Read-only sounds safer than it is.
That sentence is not an argument against read-only AI scanners. Read-only is usually the correct starting point. If an agent is going to inspect code, documents, tickets, logs, models, or site content, it should not begin with write access.
But read-only is not a product strategy.
It is a permission mode.
The product decision is what the scanner is allowed to see, what it is allowed to infer, what evidence it must show, how long it keeps context, and how humans should treat the result.
That is where teams either build a useful scanner or accidentally create a very confident flashlight pointed at the wrong room.
The problem
Read-only scanners are easy to underestimate because they cannot directly change the system.
They cannot merge code. They cannot edit files. They cannot rotate credentials. They cannot deploy a broken build.
So teams relax.
That relaxation is the risk.
A scanner can still expose private context, overload APIs, summarize stale evidence, miss important paths, or create reports that sound more authoritative than the scan actually was.
The failure mode is not “the scanner changed production.”
The failure mode is “the scanner changed what people believed.”
That matters in security review, code review, content audits, BIM automation checks, and editorial workflows. A read-only scanner can shape decisions even when it cannot touch the final artifact.
The rule of thumb
Treat a read-only AI scanner like a product surface, not a permission checkbox.
The scanner needs a clear promise.
For example:
- “Find posts missing image attribution.”
- “Flag code paths that mention secrets.”
- “Identify stale public claims.”
- “Summarize open drafts by lane.”
- “Compare published pages against schema output.”
Those are product promises. They define scope, user expectation, and evidence.
“Scan the repo” is not a product promise. It is an invitation for ambiguity to wear a lab coat.
The workflow
Start with the user decision the scanner supports.

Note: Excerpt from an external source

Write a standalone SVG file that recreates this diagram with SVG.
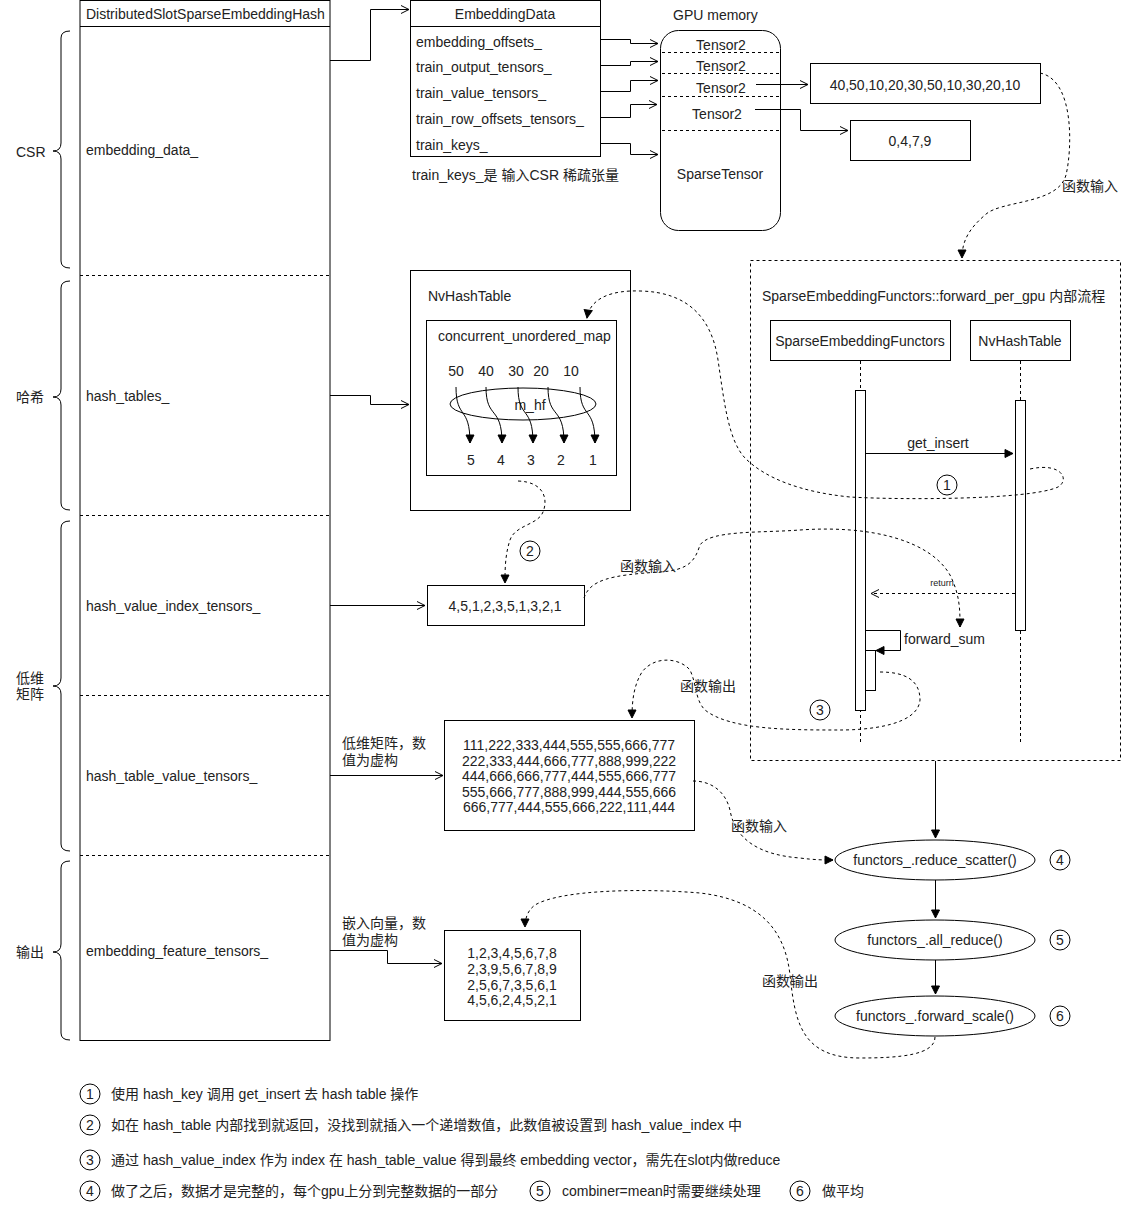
<svg xmlns="http://www.w3.org/2000/svg" width="1131" height="1206" viewBox="0 0 1131 1206">
<style>
.t{font-family:"Liberation Sans","Noto Sans CJK SC",sans-serif;font-size:14px;fill:#222}
.c{text-anchor:middle}
.s{font-size:9px}
.box{fill:#fff;stroke:#000;stroke-width:1}
.ln{fill:none;stroke:#000;stroke-width:1}
.dl{fill:none;stroke:#000;stroke-width:1;stroke-dasharray:3 3}
.cv{fill:none;stroke:#000;stroke-width:1;stroke-dasharray:3 3}
.oa{marker-end:url(#open)}
.fa{marker-end:url(#block)}
</style>
<defs>
<marker id="open" markerUnits="userSpaceOnUse" markerWidth="12" markerHeight="12" refX="9" refY="5" orient="auto">
<path d="M1,1 L9,5 L1,9" fill="none" stroke="#000" stroke-width="1"/>
</marker>
<marker id="block" markerUnits="userSpaceOnUse" markerWidth="12" markerHeight="12" refX="9" refY="5" orient="auto">
<path d="M1,1 L9,5 L1,9 Z" fill="#000" stroke="#000" stroke-width="1"/>
</marker>
</defs>
<rect width="1131" height="1206" fill="#fff"/>

<g id="braces">
<path class="ln" d="M70,31 Q61,31 61,38 L61,143 Q61,151 53,151 Q61,151 61,159 L61,261 Q61,268 70,268"/>
<text class="t" x="16" y="157">CSR</text>
<path class="ln" d="M70,281 Q61,281 61,288 L61,389 Q61,397 53,397 Q61,397 61,405 L61,503 Q61,510 70,510"/>
<text class="t" x="16" y="402">哈希</text>
<path class="ln" d="M70,521 Q61,521 61,528 L61,678 Q61,686 53,686 Q61,686 61,694 L61,844 Q61,851 70,851"/>
<text class="t" x="16" y="683">低维</text>
<text class="t" x="16" y="699">矩阵</text>
<path class="ln" d="M70,861 Q61,861 61,868 L61,944 Q61,952 53,952 Q61,952 61,960 L61,1033 Q61,1040 70,1040"/>
<text class="t" x="16" y="957">输出</text>
</g>

<g id="DistributedSlotSparseEmbeddingHash">
<rect class="box" x="80" y="0.5" width="250" height="1040"/>
<line class="ln" x1="80" y1="26.5" x2="330" y2="26.5"/>
<line class="dl" x1="80" y1="275.5" x2="330" y2="275.5"/>
<line class="dl" x1="80" y1="515.5" x2="330" y2="515.5"/>
<line class="dl" x1="80" y1="695.5" x2="330" y2="695.5"/>
<line class="dl" x1="80" y1="855.5" x2="330" y2="855.5"/>
<text class="t" x="86" y="19">DistributedSlotSparseEmbeddingHash</text>
<text class="t" x="86" y="155">embedding_data_</text>
<text class="t" x="86" y="401">hash_tables_</text>
<text class="t" x="86" y="611">hash_value_index_tensors_</text>
<text class="t" x="86" y="781">hash_table_value_tensors_</text>
<text class="t" x="86" y="956">embedding_feature_tensors_</text>
</g>

<g id="EmbeddingData">
<rect class="box" x="410.5" y="0.5" width="190" height="156"/>
<line class="ln" x1="410.5" y1="26.5" x2="600.5" y2="26.5"/>
<text class="t c" x="505" y="19">EmbeddingData</text>
<text class="t" x="416" y="47">embedding_offsets_</text>
<text class="t" x="416" y="72">train_output_tensors_</text>
<text class="t" x="416" y="98">train_value_tensors_</text>
<text class="t" x="416" y="124">train_row_offsets_tensors_</text>
<text class="t" x="416" y="150">train_keys_</text>
</g>
<text id="note-train-keys" class="t" x="412" y="180">train_keys_是 输入CSR 稀疏张量</text>

<g id="GPUmemory">
<text class="t" x="673" y="20">GPU memory</text>
<rect class="box" x="660.5" y="30.5" width="120" height="200" rx="18"/>
<line class="dl" x1="662" y1="52.5" x2="779" y2="52.5"/>
<line class="dl" x1="662" y1="73.5" x2="779" y2="73.5"/>
<line class="dl" x1="662" y1="96.5" x2="779" y2="96.5"/>
<line class="dl" x1="662" y1="130.5" x2="779" y2="130.5"/>
<text class="t c" x="721" y="50">Tensor2</text>
<text class="t c" x="721" y="71">Tensor2</text>
<text class="t c" x="721" y="93">Tensor2</text>
<text class="t c" x="717" y="119">Tensor2</text>
<text class="t c" x="720" y="179">SparseTensor</text>
</g>

<g id="values-box">
<rect class="box" x="810.5" y="63.5" width="230" height="40"/>
<text class="t c" x="925" y="90">40,50,10,20,30,50,10,30,20,10</text>
</g>
<g id="offsets-box">
<rect class="box" x="850.5" y="120.5" width="120" height="40"/>
<text class="t c" x="910" y="146">0,4,7,9</text>
</g>

<g id="NvHashTable-outer">
<rect class="box" x="410.5" y="270.5" width="220" height="240"/>
<text class="t" x="428" y="301">NvHashTable</text>
</g>
<g id="concurrent_unordered_map">
<rect class="box" x="426.5" y="320.5" width="190" height="155"/>
<text class="t" x="438" y="341">concurrent_unordered_map</text>
<text class="t c" x="456" y="376">50</text>
<text class="t c" x="486" y="376">40</text>
<text class="t c" x="516" y="376">30</text>
<text class="t c" x="541" y="376">20</text>
<text class="t c" x="571" y="376">10</text>
<ellipse cx="523" cy="404" rx="73" ry="16" fill="none" stroke="#000"/>
<text class="t c" x="530" y="410">m_hf</text>
<path class="ln fa" d="M456,387 C456,420 470,405 470,443"/>
<path class="ln fa" d="M486,387 C486,420 502,405 502,443"/>
<path class="ln fa" d="M518,387 C518,420 533,405 533,443"/>
<path class="ln fa" d="M548,387 C548,420 564,405 564,443"/>
<path class="ln fa" d="M580,387 C580,420 595,405 595,443"/>
<text class="t c" x="471" y="465">5</text>
<text class="t c" x="501" y="465">4</text>
<text class="t c" x="531" y="465">3</text>
<text class="t c" x="561" y="465">2</text>
<text class="t c" x="593" y="465">1</text>
</g>

<g id="index-box">
<rect class="box" x="427.5" y="585.5" width="157" height="40"/>
<text class="t c" x="505" y="611">4,5,1,2,3,5,1,3,2,1</text>
</g>

<g id="value-box">
<rect class="box" x="444.5" y="720.5" width="250" height="110"/>
<text class="t c" x="569" y="750">111,222,333,444,555,555,666,777</text>
<text class="t c" x="569" y="766">222,333,444,666,777,888,999,222</text>
<text class="t c" x="569" y="781">444,666,666,777,444,555,666,777</text>
<text class="t c" x="569" y="797">555,666,777,888,999,444,555,666</text>
<text class="t c" x="569" y="812">666,777,444,555,666,222,111,444</text>
</g>

<g id="feature-box">
<rect class="box" x="444.5" y="930.5" width="136" height="90"/>
<text class="t c" x="512" y="958">1,2,3,4,5,6,7,8</text>
<text class="t c" x="512" y="974">2,3,9,5,6,7,8,9</text>
<text class="t c" x="512" y="990">2,5,6,7,3,5,6,1</text>
<text class="t c" x="512" y="1005">4,5,6,2,4,5,2,1</text>
</g>

<g id="forward_per_gpu">
<rect x="750.5" y="260.5" width="370" height="500" fill="none" stroke="#000" stroke-dasharray="3 3"/>
<text class="t" x="762" y="301">SparseEmbeddingFunctors::forward_per_gpu 内部流程</text>
</g>
<g id="seq-SparseEmbeddingFunctors">
<rect class="box" x="770.5" y="320.5" width="180" height="40"/>
<text class="t c" x="860" y="346">SparseEmbeddingFunctors</text>
<line class="dl" x1="860.5" y1="361" x2="860.5" y2="745"/>
<rect class="box" x="855.5" y="390.5" width="10" height="320"/>
<rect class="box" x="865.5" y="650.5" width="10" height="40"/>
</g>
<g id="seq-NvHashTable">
<rect class="box" x="970.5" y="320.5" width="100" height="40"/>
<text class="t c" x="1020" y="346">NvHashTable</text>
<line class="dl" x1="1020.5" y1="361" x2="1020.5" y2="745"/>
<rect class="box" x="1015.5" y="400.5" width="10" height="230"/>
</g>

<g id="reduce_scatter">
<ellipse cx="935" cy="860" rx="100" ry="20" class="box"/>
<text class="t c" x="935" y="865">functors_.reduce_scatter()</text>
</g>
<g id="all_reduce">
<ellipse cx="935" cy="940" rx="100" ry="20" class="box"/>
<text class="t c" x="935" y="945">functors_.all_reduce()</text>
</g>
<g id="forward_scale">
<ellipse cx="935" cy="1016" rx="100" ry="20" class="box"/>
<text class="t c" x="935" y="1021">functors_.forward_scale()</text>
</g>

<g id="step-markers">
<circle cx="947" cy="485" r="10" fill="none" stroke="#000"/><text class="t c" x="947" y="490">1</text>
<circle cx="530" cy="551" r="10" fill="none" stroke="#000"/><text class="t c" x="530" y="556">2</text>
<circle cx="820" cy="710" r="10" fill="none" stroke="#000"/><text class="t c" x="820" y="715">3</text>
<circle cx="1060" cy="860" r="10" fill="none" stroke="#000"/><text class="t c" x="1060" y="865">4</text>
<circle cx="1060" cy="940" r="10" fill="none" stroke="#000"/><text class="t c" x="1060" y="945">5</text>
<circle cx="1060" cy="1016" r="10" fill="none" stroke="#000"/><text class="t c" x="1060" y="1021">6</text>
</g>

<g id="connectors">
<path class="ln oa" d="M330,60.5 H370.5 V9.5 H409"/>
<path class="ln oa" d="M600,39.5 H630.5 V43.5 H658"/>
<path class="ln oa" d="M600,65.5 H630.5 V61.5 H658"/>
<path class="ln oa" d="M600,91.5 H630.5 V80.5 H658"/>
<path class="ln oa" d="M600,117.5 H630.5 V104.5 H657"/>
<path class="ln oa" d="M600,143.5 H630.5 V154.5 H658"/>
<path class="ln oa" d="M756,84.5 H808"/>
<path class="ln oa" d="M755,109.5 H800.5 V130.5 H848"/>
<path class="ln oa" d="M330,395.5 H370.5 V404.5 H409"/>
<path class="ln oa" d="M330,605.5 H425"/>
<path class="ln oa" d="M330,775.5 H443"/>
<path class="ln oa" d="M330,950.5 H387.5 V963.5 H442"/>
<path class="ln fa" d="M865,453.5 H1013"/>
<path class="dl oa" d="M1015,593.5 H871"/>
<path class="ln fa" d="M866,630.5 H900.5 V650.5 H876"/>
<path class="ln fa" d="M935.5,761 V838"/>
<path class="ln fa" d="M935.5,880 V918"/>
<path class="ln fa" d="M935.5,960 V994"/>
<path class="cv fa" d="M1040,73 C1075,80 1072,150 1066,175 C1058,205 1000,200 985,215 C970,228 962,240 962,258"/>
<path class="cv fa" d="M1030,469 C1062,462 1070,480 1058,487 C1030,500 900,500 850,497 C800,492 765,478 745,458 C728,440 724,400 718,360 C712,320 690,292 640,291 C612,290 590,298 587,318"/>
<path class="cv fa" d="M518,481 C545,482 548,500 543,512 C538,525 515,525 510,540 C505,555 505,570 505,583"/>
<path class="cv fa" d="M584,598 C590,580 610,575 660,572 C690,570 695,560 700,545 C710,530 760,533 800,530 C870,525 930,540 950,575 C960,595 960,610 960,627"/>
<path class="cv fa" d="M880,672 C905,672 920,680 920,700 C918,725 870,730 840,730 C790,730 730,730 705,710 C695,700 697,685 690,670 C680,658 655,655 642,672 C634,685 632,700 632,718"/>
<path class="cv fa" d="M693,781 C710,781 725,790 730,810 C735,840 760,855 800,858 C815,860 825,860 833,860"/>
<path class="cv fa" d="M935,1037 C935,1055 900,1058 860,1058 C800,1058 795,1020 790,975 C785,930 760,900 700,893 C640,888 560,890 535,905 C528,910 525,918 525,927"/>
</g>

<g id="connector-labels">
<text class="t" x="1062" y="191">函数输入</text>
<text class="t" x="620" y="571">函数输入</text>
<text class="t" x="680" y="691">函数输出</text>
<text class="t" x="731" y="831">函数输入</text>
<text class="t" x="762" y="986">函数输出</text>
<text class="t c" x="938" y="448">get_insert</text>
<text class="t c s" x="942" y="586">return</text>
<text class="t" x="904" y="644">forward_sum</text>
<text class="t" x="342" y="748">低维矩阵，数</text>
<text class="t" x="342" y="765">值为虚构</text>
<text class="t" x="342" y="928">嵌入向量，数</text>
<text class="t" x="342" y="945">值为虚构</text>
</g>

<g id="legend">
<circle cx="90" cy="1094" r="10" fill="none" stroke="#000"/><text class="t c" x="90" y="1099">1</text>
<text class="t" x="111" y="1099">使用 hash_key 调用 get_insert 去 hash table 操作</text>
<circle cx="90" cy="1125" r="10" fill="none" stroke="#000"/><text class="t c" x="90" y="1130">2</text>
<text class="t" x="111" y="1130">如在 hash_table 内部找到就返回，没找到就插入一个递增数值，此数值被设置到  hash_value_index 中</text>
<circle cx="90" cy="1160" r="10" fill="none" stroke="#000"/><text class="t c" x="90" y="1165">3</text>
<text class="t" x="111" y="1165">通过 hash_value_index 作为 index 在 hash_table_value 得到最终 embedding vector，需先在slot内做reduce</text>
<circle cx="90" cy="1191" r="10" fill="none" stroke="#000"/><text class="t c" x="90" y="1196">4</text>
<text class="t" x="111" y="1196">做了之后，数据才是完整的，每个gpu上分到完整数据的一部分</text>
<circle cx="540" cy="1191" r="10" fill="none" stroke="#000"/><text class="t c" x="540" y="1196">5</text>
<text class="t" x="562" y="1196">combiner=mean时需要继续处理</text>
<circle cx="800" cy="1191" r="10" fill="none" stroke="#000"/><text class="t c" x="800" y="1196">6</text>
<text class="t" x="822" y="1196">做平均</text>
</g>
</svg>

If the scanner is for publishing, the decision might be: “Is this post ready for review?” If it is for security, the decision might be: “Which findings deserve human triage?” If it is for SEO, the decision might be: “Which public surfaces are missing from discovery feeds?”
Then design the scanner around that decision.
First, define the scope. Name the folders, APIs, routes, logs, or feeds the scanner can read. Do not give it broad access because broad access feels efficient.
Second, define what it must not read. Read-only access can still include personal data, customer records, private notes, secrets in logs, or vendor details. Exclusions should be explicit.
Third, require evidence. A useful scanner should point to files, URLs, line references, timestamps, or rendered page checks. If it cannot show evidence, the output should be treated as a hypothesis.
Fourth, set budgets. Rate limits, page limits, token limits, and time limits are product controls. They prevent a helpful scanner from becoming a noisy crawler with a badge.
Fifth, decide what happens after the scan. Does it open a draft issue? Write a local report? Update a dashboard? Comment on a PR? Each output path has a different trust level.
Read-only still needs a workflow.
What to watch for
The first trap is scope theater.
A scanner says it reviewed “the site,” but it only read Markdown files. It missed schema endpoints, generated pages, RSS, search index, and live production. The report may be true about the files it saw and false about the system it claims to represent.
The second trap is evidence laundering.
An AI scanner can produce confident conclusions from weak evidence. The human reader sees the polished report and forgets to ask whether the underlying scan covered the relevant surface.
The third trap is stale context.
If a scanner reads yesterday’s build, cached logs, or an old branch, the report may be well-written and wrong. Every scan should include the branch, commit, timestamp, and live source when relevant.
The fourth trap is data over-collection.
Read-only tools often get broader access because they “cannot hurt anything.” That is how private context leaks into prompts, logs, embeddings, reports, or screenshots.
The fifth trap is turning the scanner into the reviewer.
A scanner can help a reviewer. It should not quietly become the review boundary unless the team has explicitly designed it that way.
That distinction is the same one behind agent permission design and what read-only AI agents can still break: authority is not only about write access. Authority is also about what people do with the output.
A practical checklist
Before shipping a read-only scanner, answer:
- What decision does this scanner support?
- Which sources may it read?
- Which sources are out of bounds?
- What evidence must every finding include?
- What limits control cost, load, and crawl breadth?
- What stale-source warning appears in the report?
- Who reviews scanner output before action?
- Where are reports stored?
- How long is scanner context retained?
- What would make the scanner’s conclusion invalid?
The last question is the sharp one.
If a scanner cannot say what would make it wrong, humans will treat it as more complete than it is.
Verdict
Read-only AI scanners are useful because they lower the cost of inspection.
But inspection is still a product surface. It needs scope, evidence, budgets, retention rules, and review boundaries.
Start read-only. Keep it narrow. Make evidence visible. Do not let a scanner’s confident tone become a substitute for product design.
That is how read-only becomes useful instead of merely comforting.